PhDribble points out (PG-13) that it's massively important how good your team is at developing young players. Yet it's something we have very little understanding or analysis of. Is your team good at it? PhDribble would like to know.
Development analysis remains at the local level. That is, we all have a thoughtful opinion on how our local teams develop their young players, but don't have such a clear sense for other teams. And no matter how many games you catch on the Pass, you only get a sip of that local flava: the reportage on the draftees in the D-League, the young'uns in the weight room, the Slovenian coach shipped in to teach post-moves.
So for me, I have a pretty developed opinion of my birthteam Pistons and of the clubs residing in the cities I've lived in over the last few years. But the Bucks? I could bulls--- something quite passable, but really have no clue the prevailing local opinion in Waukee. What's more, it's a complicated amalgamation of factors: head/asst/specialty coaching, gm'ing, scouting, drafting, investment in d-league affiliates, the right mix of vet leadership, owners' patience, curfews, minute management ... endless.
Key question, should we credit Jerry West as the master of the draft-day-sleeper or as the master at building an organization that develops those players?
I'm hoping to get some analyses from readers, maybe even compile a list of assessments of how well NBA teams do at developing talent.
I will add one more wrinkle to this discussion: in many cases the most important skill development does not come from the team. There are certainly exceptions -- the Rockets, for instance, have lavished team coaching resources on Yao Ming, as the Lakers have with Andrew Bynum. I know guys like Tim Grgurich and Bill Bayno wear team logo polos as they obsess over every last little detail of this or that player's footwork.
But from what I hear, a lot of teams a lot of the time are simply not looking at players that way. They're not watching player X a thousand times in the post to become more enlightened teachers of player X. They are watching player X a thousand times in the post to decide whether or not to glue his butt to the bench.
With the possible exceptions of legends like Jerry Sloan, Phil Jackson, and Gregg Popovich, just about every coaching staff needs to win in the short term to remain employed. So -- funny how that happens -- their emphasis is on winning in the short term. Investing time and energy in teaching a rookie something today that will pay off under some other coach in four years -- it's a luxury most staffs can't afford.
It's also a rare skill. There are plenty of top level strategists and motivators who are not great teachers.

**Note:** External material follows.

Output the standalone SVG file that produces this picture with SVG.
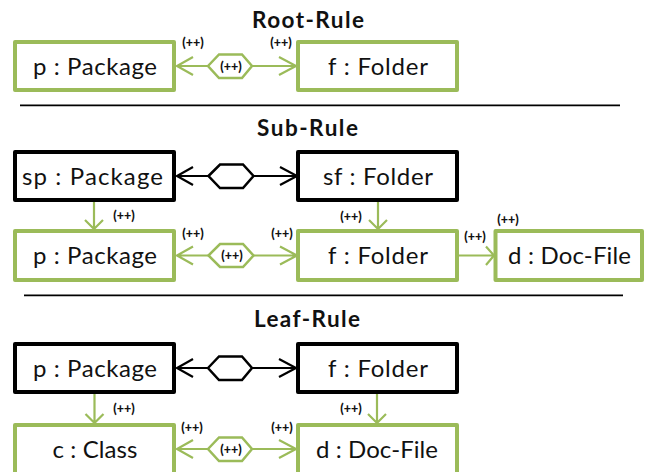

There is also simply not time, in many cases. One-on-one personal development is something that is squeezed into spare moments, as Bucks assistant Tony Brown described to me the other day:
I think when we watch the game we think of a player like Yi, and you can imagine you have all this time for skill development. Spending eight hours a day teaching him about the NBA game, but with the NBA schedule, you don't have that kind of time, right?
No, not really. We generally get to spend some time before and after practice with a lot of our guys. Either with skill stuff on the floor or maybe sitting down, showing them some edits of some games.
Teaching the game on an individual level (the kind of stuff like: "this is a good time to freeze fake, maybe your offensive rebound numbers should be a little better, and I noticed you're not finishing much with the left hand these days") is, many players say, lacking.
That reality means a lot of those personal development conversations happen only in the summer, or, increasingly, by text messages and phone calls with personal trainers who are employed directly by the players.
For instance, Dirk Nowitzki reportedly has a fantastic relationship with the Mavericks, who have a famously large coaching staff. But Nowitzki entrusts a fat chunk of his personal development to Holger Geschwindner. A lot of players have similar arrangements (and if they didn't, David Thorpe would have a lot more time to help me with my left-hand finishes).
Which makes you wonder: if the unheralded Nowitzki blossoms into a star in a Maverick uniform, is that a sign the Mavericks are good at developing young players? I don't know. Maybe they are ... maybe they aren't.
Are any teams really good at developing young talent? I like to think some of them are -- and I'd certainly point to San Antonio as a team with a culture, a way they do things, that many young players appear to have been taught.
But my suspicion is that, in the end, whether or not a player realizes his potential has a ton to do with what's in his heart, some to do with who's in his ear, and not much to do with the logo on his uniform.